Many SEO KPIs must be measured outside of Google Analytics. Keyword rankings, back-links, positive reviews and keywords that drive traffic must be measured in 3rd party paid tools. Google Search Console is free and can help with some of this. But realize, it does not help Google make money when your business gets organic visibility. Like most of the internet, Google search is a high quality free product that is paid via advertising. Most websites I have ever tracked get 50%+ traffic from “free” organic search. So to measure KPIs and optimize organic efforts, you need to go outside of Google’s free tools.
Data segments let you break apart KPIs to help better optimize. Marketing channels and traffic sources are almost always my first go-t0 segments.
SEO is usually measured in Google Analytics by organic search traffic. But SEO includes content marketing and link building. Therefore, it will contribute to referral traffic and a little toward direct traffic. Direct traffic for the most part is a reflection of your branding efforts.
Because Google is a for-profit business, and GA is their free tool, the paid efforts are much easier to track. GA gives you default segments for paid search, display, email and social.
Google Analytics has recently improved its segment capabilities to include visitor data.

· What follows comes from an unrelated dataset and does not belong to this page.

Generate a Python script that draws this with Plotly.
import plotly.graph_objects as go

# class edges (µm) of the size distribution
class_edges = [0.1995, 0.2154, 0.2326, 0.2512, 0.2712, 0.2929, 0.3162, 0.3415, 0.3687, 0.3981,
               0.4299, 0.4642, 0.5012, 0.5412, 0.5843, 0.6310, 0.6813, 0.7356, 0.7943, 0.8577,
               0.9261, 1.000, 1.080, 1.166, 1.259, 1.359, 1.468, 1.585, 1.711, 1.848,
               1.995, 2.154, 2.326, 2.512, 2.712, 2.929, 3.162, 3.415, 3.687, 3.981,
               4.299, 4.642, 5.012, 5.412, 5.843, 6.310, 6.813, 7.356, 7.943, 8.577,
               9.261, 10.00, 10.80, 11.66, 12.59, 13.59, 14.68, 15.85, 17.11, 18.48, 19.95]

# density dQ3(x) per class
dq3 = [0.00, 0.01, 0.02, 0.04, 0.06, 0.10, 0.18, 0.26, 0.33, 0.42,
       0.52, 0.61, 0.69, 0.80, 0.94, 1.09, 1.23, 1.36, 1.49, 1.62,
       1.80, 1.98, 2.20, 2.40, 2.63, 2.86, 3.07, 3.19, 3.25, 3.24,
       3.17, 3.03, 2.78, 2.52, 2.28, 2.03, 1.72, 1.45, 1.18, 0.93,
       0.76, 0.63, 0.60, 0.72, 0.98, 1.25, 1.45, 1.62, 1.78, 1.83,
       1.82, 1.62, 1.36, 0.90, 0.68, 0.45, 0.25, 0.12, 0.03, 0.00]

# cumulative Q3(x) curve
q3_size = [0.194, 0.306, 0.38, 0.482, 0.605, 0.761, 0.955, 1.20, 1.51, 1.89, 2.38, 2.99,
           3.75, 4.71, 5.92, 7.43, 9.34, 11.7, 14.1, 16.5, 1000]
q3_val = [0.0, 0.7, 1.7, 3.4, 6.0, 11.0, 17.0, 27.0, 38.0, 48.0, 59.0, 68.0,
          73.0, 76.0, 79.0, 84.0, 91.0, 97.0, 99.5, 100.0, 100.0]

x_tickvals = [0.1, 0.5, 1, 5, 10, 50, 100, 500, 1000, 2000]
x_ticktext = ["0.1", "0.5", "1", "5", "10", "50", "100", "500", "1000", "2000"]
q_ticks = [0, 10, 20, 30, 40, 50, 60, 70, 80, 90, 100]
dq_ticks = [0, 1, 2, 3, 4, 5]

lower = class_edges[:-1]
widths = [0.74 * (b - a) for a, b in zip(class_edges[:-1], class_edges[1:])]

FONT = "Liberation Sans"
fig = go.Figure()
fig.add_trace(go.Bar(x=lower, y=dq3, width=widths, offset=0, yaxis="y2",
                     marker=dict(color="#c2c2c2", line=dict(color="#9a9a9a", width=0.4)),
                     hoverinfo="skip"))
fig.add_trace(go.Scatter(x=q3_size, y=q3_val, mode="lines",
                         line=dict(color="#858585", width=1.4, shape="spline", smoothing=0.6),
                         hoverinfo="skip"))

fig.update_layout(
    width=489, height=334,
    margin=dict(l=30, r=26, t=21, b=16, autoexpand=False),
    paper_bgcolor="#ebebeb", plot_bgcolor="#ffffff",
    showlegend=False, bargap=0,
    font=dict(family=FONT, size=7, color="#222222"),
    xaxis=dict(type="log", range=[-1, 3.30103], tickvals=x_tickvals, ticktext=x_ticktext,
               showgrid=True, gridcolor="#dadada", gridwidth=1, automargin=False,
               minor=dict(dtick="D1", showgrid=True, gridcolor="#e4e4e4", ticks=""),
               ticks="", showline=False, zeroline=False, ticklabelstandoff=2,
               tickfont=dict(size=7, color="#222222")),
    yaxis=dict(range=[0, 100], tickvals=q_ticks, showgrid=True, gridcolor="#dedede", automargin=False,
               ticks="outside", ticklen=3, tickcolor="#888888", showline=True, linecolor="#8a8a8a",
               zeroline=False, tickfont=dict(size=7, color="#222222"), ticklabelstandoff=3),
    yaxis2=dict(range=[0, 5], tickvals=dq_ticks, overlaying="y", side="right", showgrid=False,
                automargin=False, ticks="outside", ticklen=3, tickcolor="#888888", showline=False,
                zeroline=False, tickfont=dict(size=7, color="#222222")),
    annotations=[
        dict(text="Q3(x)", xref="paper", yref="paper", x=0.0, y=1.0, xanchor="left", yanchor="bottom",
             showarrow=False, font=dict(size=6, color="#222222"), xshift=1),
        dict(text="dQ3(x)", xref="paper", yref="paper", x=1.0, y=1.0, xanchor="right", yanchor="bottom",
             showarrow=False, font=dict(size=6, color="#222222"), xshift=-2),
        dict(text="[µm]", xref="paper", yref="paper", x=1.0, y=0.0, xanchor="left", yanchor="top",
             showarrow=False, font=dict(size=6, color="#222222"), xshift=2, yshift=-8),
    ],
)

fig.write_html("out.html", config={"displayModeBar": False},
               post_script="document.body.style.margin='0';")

You can now create segments for visitor activity going back 90 days.
Choose Targets for KPIs
Choosing targets are like setting your goals. This is not referring to GA conversion goals, but in the classic sense of goal setting.

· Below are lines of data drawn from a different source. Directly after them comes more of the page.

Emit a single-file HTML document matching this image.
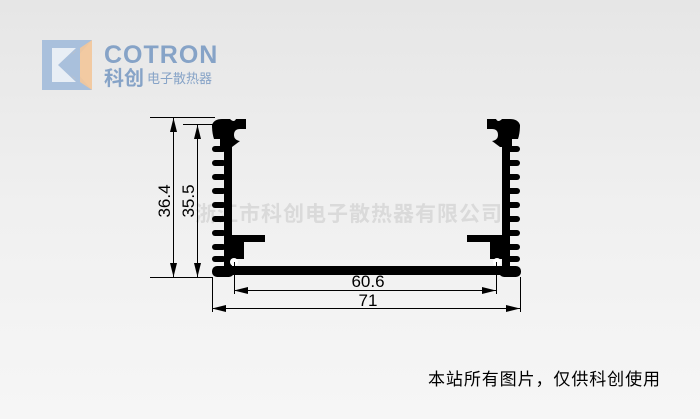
<!DOCTYPE html>
<html><head><meta charset="utf-8"><style>
html,body{margin:0;padding:0}
body{width:700px;height:419px;overflow:hidden;background:linear-gradient(180deg,#e6e6e6 0%,#f0f0f0 50%,#f6f6f6 100%);font-family:"Liberation Sans","Noto Sans CJK SC",sans-serif;position:relative}
</style></head><body>
<svg width="700" height="419" style="position:absolute;left:0;top:0">
<!-- logo -->
<polygon points="42,40 92,40 70,65 92,90 42,90" fill="#a9c0dc"/>
<polygon points="52,48 76,48 58,65 76,82 52,82" fill="#e8eef5"/>
<polygon points="74,52 92,40 92,90 74,78 62,65" fill="#f3c79a" opacity="0.9"/>
<polygon points="60,65 80,47 80,83" fill="#a9c0dc"/>
<text x="104" y="63" font-size="25" font-weight="bold" fill="#86a3c7" font-family="Liberation Sans,sans-serif" letter-spacing="1">COTRON</text>
<text x="104" y="85" font-size="20" font-weight="bold" fill="#86a3c7" font-family="Noto Sans CJK SC,sans-serif">科创</text>
<text x="147" y="83" font-size="13" fill="#86a3c7" font-family="Noto Sans CJK SC,sans-serif">电子散热器</text>
<!-- watermark -->
<text x="195" y="221" font-size="21" font-weight="bold" fill="#dadada" font-family="Noto Sans CJK SC,sans-serif" letter-spacing="1">浙江市科创电子散热器有限公司</text>
<g fill="#000">
<rect x="230" y="266" width="272" height="9"/>
<rect x="224" y="130" width="8" height="140"/>
<path d="M212,125 q2,-6 10,-6 h8 q4,4 6,0 h10 v10 h-6 q-6,0 -6,6 q0,5 6,6 l-8,6 h-12 v-8 h-6 q-2,-6 -2,-14z"/>
<rect x="212" y="266" width="22" height="11" rx="5"/>
<rect x="224" y="235" width="20" height="24"/>
<rect x="230" y="235" width="35" height="7"/>
<rect x="212" y="146" width="14" height="6" rx="3"/>
<rect x="212" y="160" width="14" height="6" rx="3"/>
<rect x="212" y="174" width="14" height="6" rx="3"/>
<rect x="212" y="188" width="14" height="6" rx="3"/>
<rect x="212" y="202" width="14" height="6" rx="3"/>
<rect x="212" y="216" width="14" height="6" rx="3"/>
<rect x="212" y="230" width="14" height="6" rx="3"/>
<rect x="212" y="244" width="14" height="6" rx="3"/>
<rect x="212" y="256" width="14" height="6" rx="3"/>
<rect x="502" y="130" width="8" height="140"/>
<path d="M520,125 q-2,-6 -10,-6 h-8 q-4,4 -6,0 h-9 v10 h5 q6,0 6,6 q0,5 -6,6 l8,6 h12 v-8 h6 q2,-6 2,-14z"/>
<rect x="499" y="266" width="22" height="11" rx="5"/>
<rect x="490" y="235" width="20" height="24"/>
<rect x="467" y="235" width="35" height="7"/>
<rect x="506" y="146" width="14" height="6" rx="3"/>
<rect x="506" y="160" width="14" height="6" rx="3"/>
<rect x="506" y="174" width="14" height="6" rx="3"/>
<rect x="506" y="188" width="14" height="6" rx="3"/>
<rect x="506" y="202" width="14" height="6" rx="3"/>
<rect x="506" y="216" width="14" height="6" rx="3"/>
<rect x="506" y="230" width="14" height="6" rx="3"/>
<rect x="506" y="244" width="14" height="6" rx="3"/>
<rect x="506" y="256" width="14" height="6" rx="3"/>
</g>
<g fill="#fff"><circle cx="234" cy="262" r="4"/><circle cx="497" cy="262" r="4"/></g>
<g stroke="#000" stroke-width="1" fill="none">
<line x1="150" y1="117.5" x2="215" y2="117.5"/>
<line x1="150" y1="277.5" x2="212" y2="277.5"/>
<line x1="183" y1="124.5" x2="215" y2="124.5"/>
<line x1="173.5" y1="118" x2="173.5" y2="277"/>
<line x1="197.5" y1="125" x2="197.5" y2="277"/>
<line x1="212.5" y1="277" x2="212.5" y2="312"/>
<line x1="520.5" y1="277" x2="520.5" y2="312"/>
<line x1="234.5" y1="262" x2="234.5" y2="294"/>
<line x1="496.5" y1="262" x2="496.5" y2="294"/>
<line x1="234" y1="290.5" x2="496" y2="290.5"/>
<line x1="212" y1="308.5" x2="520" y2="308.5"/>
</g>
<g fill="#000">
<polygon points="173.5,118 170,132 177,132"/><polygon points="173.5,277 170,263 177,263"/>
<polygon points="197.5,125 194,139 201,139"/><polygon points="197.5,277 194,263 201,263"/>
<polygon points="234,290.5 248,287 248,294"/><polygon points="496,290.5 482,287 482,294"/>
<polygon points="212,308.5 226,305 226,312"/><polygon points="520,308.5 506,305 506,312"/>
</g>
<g font-size="17" fill="#000" font-family="Liberation Sans,sans-serif">
<text transform="translate(170,201) rotate(-90)" text-anchor="middle">36.4</text>
<text transform="translate(194,201) rotate(-90)" text-anchor="middle">35.5</text>
<text x="368" y="287" text-anchor="middle">60.6</text>
<text x="368" y="306" text-anchor="middle">71</text>
</g>
<text x="428" y="385" font-size="17" fill="#000" font-family="Noto Sans CJK SC,sans-serif" textLength="232">本站所有图片，仅供科创使用</text>
</svg>
</body></html>
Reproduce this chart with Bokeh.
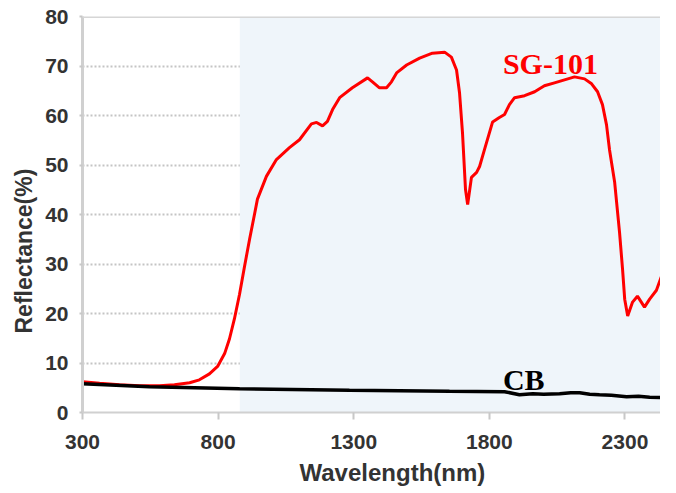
from bokeh.plotting import figure
from bokeh.models import Range1d, FixedTicker, BoxAnnotation, Span, Label, Title
from bokeh.embed import file_html
from bokeh.resources import INLINE

# ---- data ----
sg_wavelength = [300, 363, 436, 510, 584, 639, 695, 731, 768, 798, 824, 842, 860, 879, 897,
                 916, 934, 945, 978, 1015, 1063, 1100, 1144, 1163, 1185, 1203, 1222, 1248,
                 1295, 1351, 1369, 1395, 1421, 1439, 1458, 1495, 1543, 1590, 1635, 1660, 1679,
                 1690, 1701, 1712, 1720, 1734, 1753, 1764, 1782, 1812, 1837, 1856, 1874, 1893,
                 1930, 1967, 2003, 2040, 2077, 2114, 2151, 2177, 2199, 2217, 2232, 2243, 2262,
                 2280, 2291, 2299, 2310, 2328, 2346, 2372, 2391, 2416, 2438, 2457, 2486]
sg_reflectance = [6.2, 5.9, 5.6, 5.4, 5.4, 5.6, 6.0, 6.6, 7.8, 9.3, 11.9, 14.9, 18.9, 23.9, 29.4,
                  35.0, 40.0, 43.1, 47.7, 51.1, 53.5, 55.1, 58.3, 58.6, 57.9, 58.8, 61.2, 63.6,
                  65.6, 67.6, 66.8, 65.6, 65.6, 66.8, 68.6, 70.2, 71.6, 72.6, 72.8, 71.8, 69.2,
                  64.6, 56.5, 45.1, 42.0, 47.5, 48.5, 49.7, 53.1, 58.7, 59.6, 60.2, 62.2, 63.6,
                  64.0, 64.8, 66.0, 66.6, 67.2, 67.8, 67.4, 66.4, 64.8, 62.2, 58.1, 53.1, 46.5,
                  36.4, 29.0, 22.9, 19.5, 22.3, 23.5, 21.3, 22.9, 24.7, 28.0, 28.0, 30.4]

cb_wavelength = [300, 547, 879, 1284, 1653, 1856, 1911, 1960, 2000, 2059, 2100, 2133, 2170,
                 2206, 2250, 2306, 2350, 2391, 2440, 2486]
cb_reflectance = [5.8, 5.2, 4.8, 4.5, 4.3, 4.2, 3.6, 3.8, 3.7, 3.8, 4.0, 4.0, 3.7,
                  3.6, 3.5, 3.2, 3.3, 3.1, 3.0, 2.8]

x_ticks = [300, 800, 1300, 1800, 2300]
y_ticks = [0, 10, 20, 30, 40, 50, 60, 70, 80]
shade_start = 880
series_names = ["SG-101", "CB"]
x_title = "Wavelength(nm)"
y_title = "Reflectance(%)"

TICK_FONT = "Liberation Sans"
LABEL_FONT = "Liberation Serif"
TEXT_COLOR = "#333333"

p = figure(width=660, height=492, output_backend="svg", toolbar_location=None,
           x_range=Range1d(300, 2431), y_range=Range1d(0, 80),
           min_border_left=82, min_border_right=0, min_border_top=16, min_border_bottom=80)
p.outline_line_color = None
p.background_fill_color = "white"
p.border_fill_color = "white"

# light blue shaded region
p.add_layout(BoxAnnotation(left=shade_start, fill_color="#EFF5FA", fill_alpha=1.0,
                           line_color=None, level="underlay"))

# grid
p.xgrid.visible = False
p.ygrid.ticker = FixedTicker(ticks=y_ticks)
p.ygrid.grid_line_color = "#C4C4C4"
p.ygrid.grid_line_width = 2
p.ygrid.grid_line_dash = "2 2"

# axes
for ax in (p.xaxis[0], p.yaxis[0]):
    ax.axis_line_color = "#D0D0D0"
    ax.axis_line_width = 2
    ax.major_tick_line_color = "#C8C8C8"
    ax.major_tick_line_width = 2
    ax.major_tick_in = 0
    ax.minor_tick_line_color = None
    ax.major_label_text_font = TICK_FONT
    ax.major_label_text_font_style = "bold"
    ax.major_label_text_font_size = "21px"
    ax.major_label_text_color = TEXT_COLOR

p.xaxis.ticker = FixedTicker(ticks=x_ticks)
p.xaxis.major_tick_out = 7
p.xaxis.major_label_standoff = 15
p.yaxis.ticker = FixedTicker(ticks=y_ticks)
p.yaxis.major_tick_out = 3
p.yaxis.major_label_standoff = 11
p.yaxis.axis_line_width = 3

# axis titles as side titles (allow off-centre placement as in the reference)
p.add_layout(Title(text=x_title, align="left", offset=217, standoff=11,
                   text_font=TICK_FONT, text_font_style="bold", text_font_size="24px",
                   text_color=TEXT_COLOR), "below")
p.add_layout(Title(text=y_title, align="left", offset=79, standoff=12,
                   text_font=TICK_FONT, text_font_style="bold", text_font_size="23px",
                   text_color=TEXT_COLOR), "left")

# top border
p.add_layout(Span(location=80, dimension="width", line_color="#D6D6D6", line_width=3))

# curves
p.line(sg_wavelength, sg_reflectance, line_color="#FF0000", line_width=3)
p.line(cb_wavelength, cb_reflectance, line_color="#000000", line_width=3.5)

# series labels
p.add_layout(Label(x=1850, y=70.6, text=series_names[0], text_font=LABEL_FONT,
                   text_font_style="bold", text_font_size="30px", text_color="#FF0000",
                   text_baseline="alphabetic", text_align="left"))
p.add_layout(Label(x=1850, y=6.6, text=series_names[1], text_font=LABEL_FONT,
                   text_font_style="bold", text_font_size="30px", text_color="#000000",
                   text_baseline="alphabetic", text_align="left"))

open("out.html", "w").write(file_html(p, INLINE))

I’m sure you’ve heard the advice:
Goals need to be obtainable, measurable (so you know if you obtain them), and set within a time limit.
You can use the same mindset in picking KPI targets.
To help you figure out your targets, you can look externally and internally.
- Externally: you can look at industry stats, competitors or use forecast tools to get an idea of how high you want to be
- Internally: you can look at your historic trends to get an idea of what growth is realistic
Use external tools to see how high you need to get to become a leader in your space. Forecast tools like Brightedge Search Opportunity Forecasting or Conductor Business Case Builder can model your positioning and revenue based on some assumptions. But these assumptions often make the forecast pretty high. For example, you have to plug in a conversion rate for the website. But not every keyword will convert. Many keywords you track may be intended to generate top of the funnel, awareness or consideration visits. These will probably later convert on brand terms. Therefore, temper your forecast with industry competitor data and your own historic data.